While looking upon my little artist, I see a flicker of my own biggest shortcoming. She is insecure about her work. She hides her sketchbooks. She is embarrassed by them. If there is an expectation placed on one of her drawing, she'll freeze up and not finish it. How can I change this behavior in her when it is so clearly a reflection of my own? I’ve been painting (or drawing, or scratchboarding) seriously since I was about 20 years old. Yet I only put my work out there about 2 years ago, when I was 34. That's when I first submitted my artwork to a book, a magazine, a grant. It took me 14 years to overcome that fear. So much wasted time, I can only shake my head.
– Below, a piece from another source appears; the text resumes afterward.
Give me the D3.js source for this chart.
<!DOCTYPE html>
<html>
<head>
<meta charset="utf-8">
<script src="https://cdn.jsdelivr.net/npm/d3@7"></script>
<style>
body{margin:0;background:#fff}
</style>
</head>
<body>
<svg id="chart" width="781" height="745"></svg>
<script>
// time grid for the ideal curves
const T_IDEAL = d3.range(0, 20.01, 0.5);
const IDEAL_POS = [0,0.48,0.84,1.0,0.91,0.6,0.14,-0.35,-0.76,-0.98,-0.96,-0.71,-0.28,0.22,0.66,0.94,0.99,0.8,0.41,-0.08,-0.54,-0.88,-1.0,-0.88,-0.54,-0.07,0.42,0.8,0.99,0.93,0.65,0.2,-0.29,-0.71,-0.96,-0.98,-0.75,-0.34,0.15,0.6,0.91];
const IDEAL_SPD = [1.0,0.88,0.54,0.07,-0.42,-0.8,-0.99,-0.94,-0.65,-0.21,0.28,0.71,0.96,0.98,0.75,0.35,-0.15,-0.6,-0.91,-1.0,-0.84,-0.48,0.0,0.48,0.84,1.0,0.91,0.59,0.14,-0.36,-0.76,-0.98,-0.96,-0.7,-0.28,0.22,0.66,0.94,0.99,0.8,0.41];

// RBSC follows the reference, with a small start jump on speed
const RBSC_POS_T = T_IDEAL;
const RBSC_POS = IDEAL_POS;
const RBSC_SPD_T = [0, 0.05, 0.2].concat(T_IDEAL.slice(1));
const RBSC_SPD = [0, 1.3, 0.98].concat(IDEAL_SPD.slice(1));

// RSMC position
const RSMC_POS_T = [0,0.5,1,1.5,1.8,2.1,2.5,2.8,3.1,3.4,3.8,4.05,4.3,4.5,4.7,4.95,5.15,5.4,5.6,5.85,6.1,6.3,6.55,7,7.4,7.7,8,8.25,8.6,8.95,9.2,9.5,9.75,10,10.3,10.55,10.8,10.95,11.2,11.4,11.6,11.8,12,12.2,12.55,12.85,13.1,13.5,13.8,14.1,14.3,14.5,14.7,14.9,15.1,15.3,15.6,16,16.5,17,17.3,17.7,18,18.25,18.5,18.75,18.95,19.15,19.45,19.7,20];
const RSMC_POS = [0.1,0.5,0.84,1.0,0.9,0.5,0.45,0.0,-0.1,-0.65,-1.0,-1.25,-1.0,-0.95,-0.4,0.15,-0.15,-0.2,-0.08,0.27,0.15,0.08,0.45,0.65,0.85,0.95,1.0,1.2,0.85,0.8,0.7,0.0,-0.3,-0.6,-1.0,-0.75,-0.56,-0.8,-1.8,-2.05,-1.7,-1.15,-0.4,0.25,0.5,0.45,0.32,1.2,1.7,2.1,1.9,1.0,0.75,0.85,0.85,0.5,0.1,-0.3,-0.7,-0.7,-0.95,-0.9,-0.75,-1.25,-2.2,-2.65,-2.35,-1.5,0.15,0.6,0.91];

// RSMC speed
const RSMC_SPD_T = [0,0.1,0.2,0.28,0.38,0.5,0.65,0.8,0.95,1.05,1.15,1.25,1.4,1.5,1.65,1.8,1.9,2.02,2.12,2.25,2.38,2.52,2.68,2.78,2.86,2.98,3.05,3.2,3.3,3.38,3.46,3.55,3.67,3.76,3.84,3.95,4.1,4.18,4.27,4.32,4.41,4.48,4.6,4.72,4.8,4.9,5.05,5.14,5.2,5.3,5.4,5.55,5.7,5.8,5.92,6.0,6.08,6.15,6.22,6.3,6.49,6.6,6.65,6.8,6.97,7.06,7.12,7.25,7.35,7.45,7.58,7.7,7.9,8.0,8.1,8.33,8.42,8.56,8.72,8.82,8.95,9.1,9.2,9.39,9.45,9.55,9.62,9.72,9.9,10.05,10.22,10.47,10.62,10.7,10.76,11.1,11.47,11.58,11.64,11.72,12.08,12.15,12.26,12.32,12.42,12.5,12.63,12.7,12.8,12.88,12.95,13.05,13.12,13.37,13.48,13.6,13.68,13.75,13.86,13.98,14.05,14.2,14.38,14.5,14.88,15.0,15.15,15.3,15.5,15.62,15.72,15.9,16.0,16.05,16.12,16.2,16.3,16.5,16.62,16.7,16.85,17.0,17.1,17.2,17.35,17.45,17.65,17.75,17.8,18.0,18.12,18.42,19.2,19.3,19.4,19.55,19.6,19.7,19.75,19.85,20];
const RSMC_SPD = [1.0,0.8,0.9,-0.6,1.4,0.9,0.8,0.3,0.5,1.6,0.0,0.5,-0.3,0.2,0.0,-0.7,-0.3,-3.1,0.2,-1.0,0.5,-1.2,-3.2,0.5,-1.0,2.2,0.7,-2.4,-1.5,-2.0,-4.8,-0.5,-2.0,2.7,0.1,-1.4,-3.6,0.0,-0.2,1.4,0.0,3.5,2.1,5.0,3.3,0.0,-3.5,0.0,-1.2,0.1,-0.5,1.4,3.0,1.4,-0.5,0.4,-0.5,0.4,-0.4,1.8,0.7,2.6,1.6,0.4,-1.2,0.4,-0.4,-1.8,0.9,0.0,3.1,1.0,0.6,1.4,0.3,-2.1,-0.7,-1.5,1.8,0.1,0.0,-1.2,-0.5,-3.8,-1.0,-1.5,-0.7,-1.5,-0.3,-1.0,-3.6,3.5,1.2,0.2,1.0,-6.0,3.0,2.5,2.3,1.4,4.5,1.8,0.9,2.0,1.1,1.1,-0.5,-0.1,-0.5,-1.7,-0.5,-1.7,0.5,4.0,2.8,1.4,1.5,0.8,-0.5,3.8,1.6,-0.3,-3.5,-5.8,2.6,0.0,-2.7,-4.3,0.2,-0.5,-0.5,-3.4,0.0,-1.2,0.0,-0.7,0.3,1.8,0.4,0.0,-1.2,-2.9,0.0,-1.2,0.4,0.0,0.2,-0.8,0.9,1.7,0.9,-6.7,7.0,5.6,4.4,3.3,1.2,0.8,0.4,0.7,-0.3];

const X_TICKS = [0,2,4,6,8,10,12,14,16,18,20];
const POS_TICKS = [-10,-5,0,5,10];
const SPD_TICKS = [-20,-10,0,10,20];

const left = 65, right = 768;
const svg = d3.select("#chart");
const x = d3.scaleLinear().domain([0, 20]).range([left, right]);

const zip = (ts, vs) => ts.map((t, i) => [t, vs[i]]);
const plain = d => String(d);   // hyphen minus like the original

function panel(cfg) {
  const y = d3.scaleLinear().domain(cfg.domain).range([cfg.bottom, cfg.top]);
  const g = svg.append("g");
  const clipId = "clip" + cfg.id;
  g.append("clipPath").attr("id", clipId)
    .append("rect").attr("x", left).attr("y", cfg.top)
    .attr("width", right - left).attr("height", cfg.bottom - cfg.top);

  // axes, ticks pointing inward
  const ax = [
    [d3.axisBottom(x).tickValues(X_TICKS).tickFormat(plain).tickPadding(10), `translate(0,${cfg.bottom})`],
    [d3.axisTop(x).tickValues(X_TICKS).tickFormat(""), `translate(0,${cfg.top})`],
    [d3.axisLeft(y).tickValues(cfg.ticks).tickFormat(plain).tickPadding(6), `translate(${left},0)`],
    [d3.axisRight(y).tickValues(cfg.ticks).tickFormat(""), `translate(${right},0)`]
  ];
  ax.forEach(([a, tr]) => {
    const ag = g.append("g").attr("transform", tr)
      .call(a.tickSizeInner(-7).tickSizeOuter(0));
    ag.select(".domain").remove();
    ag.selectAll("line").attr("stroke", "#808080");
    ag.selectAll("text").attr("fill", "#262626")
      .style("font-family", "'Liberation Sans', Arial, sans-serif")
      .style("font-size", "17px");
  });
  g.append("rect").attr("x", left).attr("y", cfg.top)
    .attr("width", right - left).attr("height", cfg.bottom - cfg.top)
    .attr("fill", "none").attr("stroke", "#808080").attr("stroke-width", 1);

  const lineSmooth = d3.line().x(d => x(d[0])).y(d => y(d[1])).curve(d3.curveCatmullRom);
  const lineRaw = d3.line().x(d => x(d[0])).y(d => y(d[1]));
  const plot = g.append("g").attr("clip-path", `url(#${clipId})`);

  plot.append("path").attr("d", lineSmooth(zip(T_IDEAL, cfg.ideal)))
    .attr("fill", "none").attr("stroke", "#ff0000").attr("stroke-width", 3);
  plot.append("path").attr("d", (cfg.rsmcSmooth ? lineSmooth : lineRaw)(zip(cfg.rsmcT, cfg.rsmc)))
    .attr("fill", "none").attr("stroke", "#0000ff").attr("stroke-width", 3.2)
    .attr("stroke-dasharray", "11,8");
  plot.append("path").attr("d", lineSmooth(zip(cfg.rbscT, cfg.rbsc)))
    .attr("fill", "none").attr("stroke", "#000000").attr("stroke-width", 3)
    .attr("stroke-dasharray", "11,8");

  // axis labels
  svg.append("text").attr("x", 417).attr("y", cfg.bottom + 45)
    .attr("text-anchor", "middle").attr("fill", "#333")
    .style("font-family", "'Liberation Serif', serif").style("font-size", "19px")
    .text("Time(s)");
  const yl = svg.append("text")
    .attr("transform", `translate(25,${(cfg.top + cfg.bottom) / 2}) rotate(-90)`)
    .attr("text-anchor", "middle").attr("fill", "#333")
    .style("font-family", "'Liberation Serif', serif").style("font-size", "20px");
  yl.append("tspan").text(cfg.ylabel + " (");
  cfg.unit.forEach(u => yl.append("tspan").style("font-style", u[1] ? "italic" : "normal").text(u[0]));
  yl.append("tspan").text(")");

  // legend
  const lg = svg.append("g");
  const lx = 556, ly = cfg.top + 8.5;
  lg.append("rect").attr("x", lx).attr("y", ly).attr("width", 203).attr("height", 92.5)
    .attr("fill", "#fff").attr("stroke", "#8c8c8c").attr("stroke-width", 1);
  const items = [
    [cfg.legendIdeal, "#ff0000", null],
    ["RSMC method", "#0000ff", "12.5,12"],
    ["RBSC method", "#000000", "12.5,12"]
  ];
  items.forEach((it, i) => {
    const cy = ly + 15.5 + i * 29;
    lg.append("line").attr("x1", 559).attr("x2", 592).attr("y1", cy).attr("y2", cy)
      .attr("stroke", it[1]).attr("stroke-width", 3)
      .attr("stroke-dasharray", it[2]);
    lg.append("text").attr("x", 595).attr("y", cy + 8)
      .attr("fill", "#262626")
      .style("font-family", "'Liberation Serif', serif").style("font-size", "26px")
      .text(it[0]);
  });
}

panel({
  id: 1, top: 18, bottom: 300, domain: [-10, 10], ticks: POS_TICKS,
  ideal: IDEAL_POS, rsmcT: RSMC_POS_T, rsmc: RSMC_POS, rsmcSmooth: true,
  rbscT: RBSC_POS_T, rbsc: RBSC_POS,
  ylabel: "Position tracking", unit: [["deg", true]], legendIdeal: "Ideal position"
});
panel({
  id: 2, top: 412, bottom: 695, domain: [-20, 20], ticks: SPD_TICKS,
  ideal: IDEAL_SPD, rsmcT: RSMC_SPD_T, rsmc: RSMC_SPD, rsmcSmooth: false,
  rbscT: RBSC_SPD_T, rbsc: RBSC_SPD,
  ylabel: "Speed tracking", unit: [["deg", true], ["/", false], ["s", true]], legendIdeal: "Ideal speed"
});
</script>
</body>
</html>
This summer, I sat in the judging panel for the Creative Pinellas Emerging Artist Grant, 36 years old, feeling like the oldest “emerging artist” in the room (though hopefully not looking like it—thanks Botox!). I just kept thinking to myself, aren’t you supposed to be ”emerging” in your twenties? Am I too old to pursue this grant? Are they gonna look at me and think, you’re 36 and you’re just now getting out there?? What a loser!
Luckily, the jurors saw more in me than I did, and they awarded me this grant after all.
I had a big talk with my daughter recently about all of this. The talk came after a family dinner when she refused to show anyone her new sketches. With only the slightest amount of parental pressure, she became agitated and tearful. It was sad to see. The idea of showing someone her work—even just a family member—filled her with such anxiety that she nearly cried in the middle of a restaurant. I let it lie for the moment, but that night we sat on our back porch, roasted some marshmallows, and I said to her, “Hey Sid, you know how I got this grant, and have this show coming up, and I was in that magazine and those books a while back?”
Her eyes lit up and she nodded. (For a kid, she is uncharacteristically proud of her parents.)
“Do you know why all of these good things are happening for me lately?” I asked.
“Because I showed somebody my work.”
Perhaps Sidney will learn from my shortcomings and struggles. Perhaps she’ll create her very own. I look forward to seeing what kind of artist she becomes, all the goods and bads of it. She is a genuinely good little artist, and I think I say that objectively. If this is what she is creating at 12, I can’t wait to see what the coming years will bring. And it seems our little talk on the back porch, under the stars and among gooey sweets, was a small success - If you ask nicely, without any hint of expectation or eagerness, she may just show you her newest sketches. She even gave me permission to use photos of her work in this post. Full steam ahead, kiddo, full steam ahead.